Saving the Best for Last


LPGA Tour _newThey left you wanting more.

If you’re an LPGA fan, the season ended Monday with hope and promise leading a terrific rally.

A week after Michelle Wie broke through to win for the first time, Lorena Ochoa and Jiyai Shin staged the most dramatic duel for the Rolex Player of the Year award in the history of the tour. Their gut-wrenching battle came down to the final hole of the LPGA Tour Championship at The Houstonian Golf & Country Club in Richmond, Texas. Ochoa won the honor by a single point after closing with a birdie and watching Shin’s desperate final chip tease the hole before slipping inches away.

The duel was so compelling it overshadowed rookie Anna Nordqvist’s victory and her torrid run of seven birdies over eight holes in the middle of the round.

Coupled with Wie’s title, the ending gave the LPGA a much-needed bang-bang finish to the season.

Ochoa’s visible sigh after securing her fourth consecutive POY award summed up the angst of the entire tour this year.

“This has been the toughest, for sure, and the one I’m going to enjoy the most,” Ochoa told Golf Channel. “I was very proud of the way I finished.”

In a year that at times seemed cursed, with title sponsors bailing out by the bunch, players ousting their commissioner in a revolt and Americans struggling, the ending felt like a turn toward something better.

The LPGA’s new commissioner gained a clear view these past two weeks of the complex foundation he has to build upon.

Michael Whan got to see what’s right and what’s wrong with the tour he’ll officially begin leading on Jan. 4.

If Wie’s on the verge of stepping up in class, of becoming a dominant force, Whan’s job is a lot easier. Wie is an American with a giant-sized Q rating. The tour needs stars and an American star who can win with regularity. Whan won’t have to be much of a marketing man to market that.

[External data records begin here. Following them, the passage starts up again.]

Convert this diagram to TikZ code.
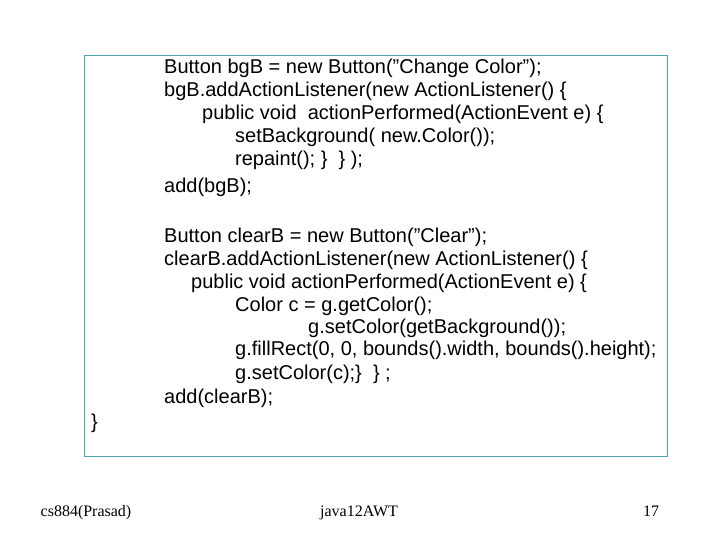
\documentclass[tikz,border=0pt]{standalone}
\usepackage{fontspec}
\setmainfont{Liberation Sans}
\newfontfamily\timesf{Liberation Serif}
\definecolor{frame}{HTML}{4FA3AE}
\newcommand{\dq}{\symbol{34}}
\begin{document}
\begin{tikzpicture}[x=1pt,y=-1pt,
  code/.style={anchor=base west,inner sep=0pt,font=\fontsize{20}{22}\selectfont},
  foot/.style={anchor=base,inner sep=0pt,font=\timesf\fontsize{16}{18}\selectfont}]
\useasboundingbox (0,0) rectangle (720,540);
\draw[frame,line width=0.8pt] (84,55) rectangle (667,456);
\node[code] (l1) at (164,74) {Button bgB = new Button(\dq Change Color\dq);};
\node[code] (l2) at (164,97) {bgB.addActionListener(new ActionListener() \{};
\node[code] (l3) at (202,120) {public void\ \ actionPerformed(ActionEvent e) \{};
\node[code] (l4) at (235,143) {setBackground( new.Color());};
\node[code] (l5) at (235,166) {repaint(); \}\ \ \} );};
\node[code] (l6) at (164,193) {add(bgB);};
\node[code] (m1) at (164,242) {Button clearB = new Button(\dq Clear\dq);};
\node[code] (m2) at (164,265) {clearB.addActionListener(new ActionListener() \{};
\node[code] (m3) at (191,288) {public void actionPerformed(ActionEvent e) \{};
\node[code] (m4) at (235,311) {Color c = g.getColor();};
\node[code] (m5) at (308,333) {g.setColor(getBackground());};
\node[code] (m6) at (235,355) {g.fillRect(0, 0, bounds().width, bounds().height);};
\node[code] (m7) at (235,379) {g.setColor(c);\}\ \ \} ;};
\node[code] (m8) at (164,403) {add(clearB);};
\node[code] (m9) at (91,428) {\}};
\node[foot] (f1) at (86,516) {cs884(Prasad)};
\node[foot] (f2) at (359,516) {java12AWT};
\node[foot] (f3) at (651,516) {17};
\end{tikzpicture}
\end{document}
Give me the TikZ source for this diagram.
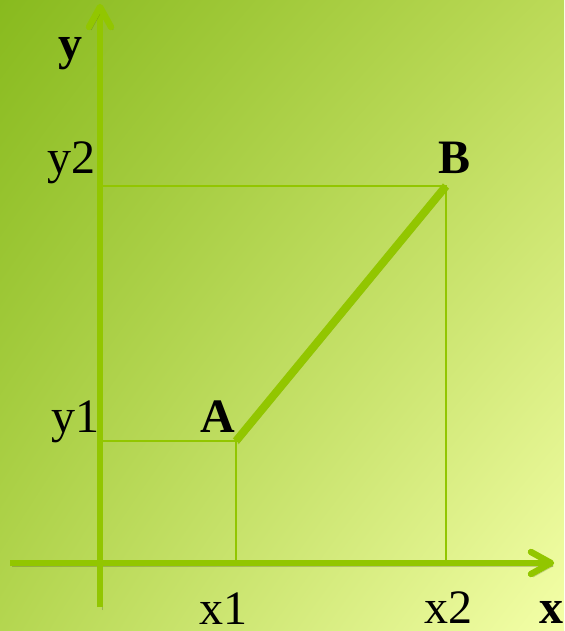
\documentclass[tikz,border=0pt]{standalone}
\usepackage{fontspec}
\setmainfont{Liberation Serif}
\usetikzlibrary{calc, shadings}
\definecolor{axisgreen}{RGB}{146,198,0}
\definecolor{bgtl}{RGB}{136,186,30}
\definecolor{bgtr}{RGB}{188,218,88}
\definecolor{bgbl}{RGB}{180,214,80}
\definecolor{bgbr}{RGB}{244,255,168}
\tikzset{
  soft/.style={preaction={draw=black, opacity=.18, transform canvas={shift={(1pt,-1.5pt)}}}},
  axisline/.style={draw=axisgreen, line width=2.6pt, line join=round, soft},
  barb/.style={axisline, line width=3.2pt, line cap=round},
  guide/.style={draw=axisgreen, line width=1pt},
  segment/.style={draw=axisgreen, line width=4pt, soft},
  lbl/.style={anchor=base, inner sep=0pt}
}
\begin{document}
\begin{tikzpicture}[x=0.5pt, y=-0.5pt, font=\fontsize{24}{28}\selectfont]
  % background
  \useasboundingbox (0,0) rectangle (564,631);
  \shade[upper left=bgtl, upper right=bgtr, lower left=bgbl, lower right=bgbr] (0,0) rectangle (564,631);
  % points
  \coordinate (O) at (100,563);
  \coordinate (xstart) at (10,563);
  \coordinate (xend) at (551,563);
  \coordinate (ystart) at (100,607);
  \coordinate (yend) at (100,7);
  \coordinate (A) at (236,441);
  \coordinate (B) at (446,186);
  % guides to the axes
  \draw[guide] (A -| O) -- (A) -- (A |- O);
  \draw[guide] (B -| O) -- (B) -- (B |- O);
  % axes with open tips
  \draw[axisline] (xstart) -- (xend);
  \draw[axisline] (ystart) -- (yend);
  \draw[barb] ($(xend)+(-20,-11)$) -- (xend) -- ($(xend)+(-20,11)$);
  \draw[barb] ($(yend)+(-11,20)$) -- (yend) -- ($(yend)+(11,20)$);
  % segment AB
  \draw[segment] (A) -- (B);
  % labels
  \node[lbl] (ylab) at (70,60) {\textbf{y}};
  \node[lbl] (xlab) at (551,623) {\textbf{x}};
  \node[lbl] (y2lab) at (71,173) {y2};
  \node[lbl] (y1lab) at (75,432) {y1};
  \node[lbl] (x1lab) at (223,624) {x1};
  \node[lbl] (x2lab) at (448,623) {x2};
  \node[lbl] (Alab) at (218,432) {\textbf{A}};
  \node[lbl] (Blab) at (455,173) {\textbf{B}};
\end{tikzpicture}
\end{document}
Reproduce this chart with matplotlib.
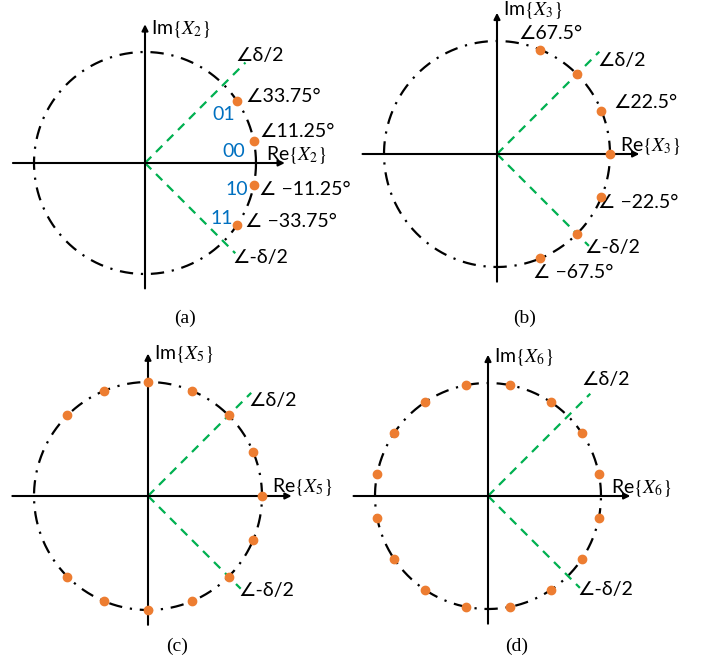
import numpy as np
import matplotlib.pyplot as plt

plt.rcParams.update({
    "font.family": ["Lato", "DejaVu Sans"],
    "mathtext.fontset": "stix",
})

W, H = 702, 662
ORANGE = "#ED7D31"
GREEN = "#00B050"
BLUE = "#0070C0"

# ── data ──────────────────────────────────────────────────────────────────────
half_delta = 45.0  # angle of the ±δ/2 boundary lines (deg)

angles_a = [33.75, 11.25, -11.25, -33.75]
bits_a = ["01", "00", "10", "11"]
labels_a = ["∠33.75°", "∠11.25°", "∠ −11.25°", "∠ −33.75°"]

angles_b = [67.5, 45, 22.5, 0, -22.5, -45, -67.5]
labels_b = ["∠67.5°", "∠22.5°", "∠ −22.5°", "∠ −67.5°"]

angles_c = [0, 22.5, 45, 67.5, 90, 112.5, 135,
            225, 247.5, 270, 292.5, 315, 337.5]

angles_d = [11.25, 33.75, 56.25, 78.75, 101.25, 123.75, 146.25, 168.75,
            191.25, 213.75, 236.25, 258.75, 281.25, 303.75, 326.25, 348.75]

# ── layout: panel centre and radius in pixels, Im label height ───────────────
panels = {
    "a": (145, 163, 111, 1.21),
    "b": (497, 154, 113, 1.27),
    "c": (148, 496, 114, 1.245),
    "d": (488, 496, 113, 1.23),
}
captions = {"a": (185, 318), "b": (525, 318), "c": (177, 646), "d": (517, 646)}

fig = plt.figure(figsize=(W / 100, H / 100), dpi=100)

FS = 14


def make_panel(key, idx):
    cx, cy, r, im_y = panels[key]
    s = 1.35
    ax = fig.add_axes([(cx - s * r) / W, (H - cy - s * r) / H, 2 * s * r / W, 2 * s * r / H])
    ax.set_xlim(-s, s)
    ax.set_ylim(-s, s)
    ax.axis("off")

    # dash-dot unit circle
    t = np.linspace(0, 2 * np.pi, 400)
    ax.plot(np.cos(t), np.sin(t), color="black", lw=1.6,
            linestyle=(0, (6, 3.5, 1, 3.5)))

    # coordinate axes with arrows
    ax.annotate("", xy=(1.26, 0), xytext=(-1.19, 0),
                arrowprops=dict(arrowstyle="-|>", color="black", lw=1.5,
                                mutation_scale=9, shrinkA=0, shrinkB=0))
    ax.annotate("", xy=(0, 1.25), xytext=(0, -1.13),
                arrowprops=dict(arrowstyle="-|>", color="black", lw=1.5,
                                mutation_scale=9, shrinkA=0, shrinkB=0))
    ax.text(0.05, im_y, r"Im$\{X_%d\}$" % idx, fontsize=FS, ha="left", va="center")
    ax.text(1.09, 0.075, r"Re$\{X_%d\}$" % idx, fontsize=FS, ha="left", va="center")

    # ±δ/2 boundaries
    a = np.deg2rad(half_delta)
    ax.plot([0, 1.28 * np.cos(a)], [0, 1.28 * np.sin(a)], color=GREEN, lw=1.6,
            linestyle=(0, (4, 3)))
    ax.plot([0, 1.15 * np.cos(a)], [0, -1.15 * np.sin(a)], color=GREEN, lw=1.6,
            linestyle=(0, (4, 3)))

    fig.text(captions[key][0] / W, 1 - captions[key][1] / H, "(%s)" % key,
             fontsize=14, family="Liberation Serif", ha="center", va="center")
    return ax


def draw_points(ax, angles):
    th = np.deg2rad(angles)
    ax.plot(np.cos(th), np.sin(th), "o", color=ORANGE, ms=6, zorder=5)


# (a)
ax = make_panel("a", 2)
draw_points(ax, angles_a)
ax.text(0.81, 0.97, "∠δ/2", fontsize=FS, va="center")
ax.text(0.79, -0.85, "∠-δ/2", fontsize=FS, va="center")
for (x, y), txt in zip([(0.90, 0.60), (1.03, 0.28), (1.03, -0.24), (0.90, -0.53)], labels_a):
    ax.text(x, y, txt, fontsize=FS, va="center")
for (x, y), txt in zip([(0.81, 0.44), (0.90, 0.10), (0.93, -0.24), (0.79, -0.50)], bits_a):
    ax.text(x, y, txt, fontsize=FS, color=BLUE, ha="right", va="center")

# (b)
ax = make_panel("b", 3)
draw_points(ax, angles_b)
ax.text(0.89, 0.83, "∠δ/2", fontsize=FS, va="center")
ax.text(0.77, -0.83, "∠-δ/2", fontsize=FS, va="center")
for (x, y), txt in zip([(0.19, 1.07), (1.03, 0.46), (0.89, -0.43), (0.32, -1.05)], labels_b):
    ax.text(x, y, txt, fontsize=FS, va="center")

# (c)
ax = make_panel("c", 5)
draw_points(ax, angles_c)
ax.text(0.88, 0.84, "∠δ/2", fontsize=FS, va="center")
ax.text(0.79, -0.83, "∠-δ/2", fontsize=FS, va="center")

# (d)
ax = make_panel("d", 6)
draw_points(ax, angles_d)
ax.text(0.83, 1.03, "∠δ/2", fontsize=FS, va="center")
ax.text(0.79, -0.83, "∠-δ/2", fontsize=FS, va="center")

fig.savefig("out.png", dpi=100)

It would be good for the tour, too, if Paula Creamer, Cristie Kerr, Angela Stanford and Morgan Pressel can find their way more to the winner’s circle.

The larger issue is selling the globalization of the tour to American audiences.

Americans won just five times this season, making this the nation’s worst showing in 60 LPGA seasons.

Sunday’s finish summed up the year.

Sweden (Nordqvist), Mexico (Ochoa) and South Korea (Shin) dominated the finish with Kristy McPherson the lone American with a chance to win on the back nine.

The LPGA may be a global tour, but it’s American-based and American-focused.

“When you’re a girl, this is where you dream about coming to play,” Australian Anna Rawson told the Wall Street Journal in a Sunday story about the state of the tour.

“At least 75 percent [of LPGA events] should be here,” fellow Aussie Katherine Hull told the newspaper.

While Ochoa and Shin put on a riveting show Monday, they aren’t the stars they ought to be, given their winning resumes.

Golf relishes being witness to stardom more than it does to drama. When Tiger Woods ran away with the U.S. Open title by 15 shots in 2000 and the Masters by 12 shots in 1997, TV ratings were through the roof.

As the No. 1 player in the world, Ochoa should be more celebrated.

As a South Korean, Shin leads the most dominant force in women’s golf. South Koreans won 11 times this season and yet there is a troubling disconnect with American audiences.

Ochoa and the South Korean contingent rule golf, but their stories aren’t resonating the way they could or should.

Whan’s challenge is changing that dynamic. It’s making foreign stars shine when Americans don’t and getting American audiences to care more about those foreign stars.

Or praying for an American resurgence.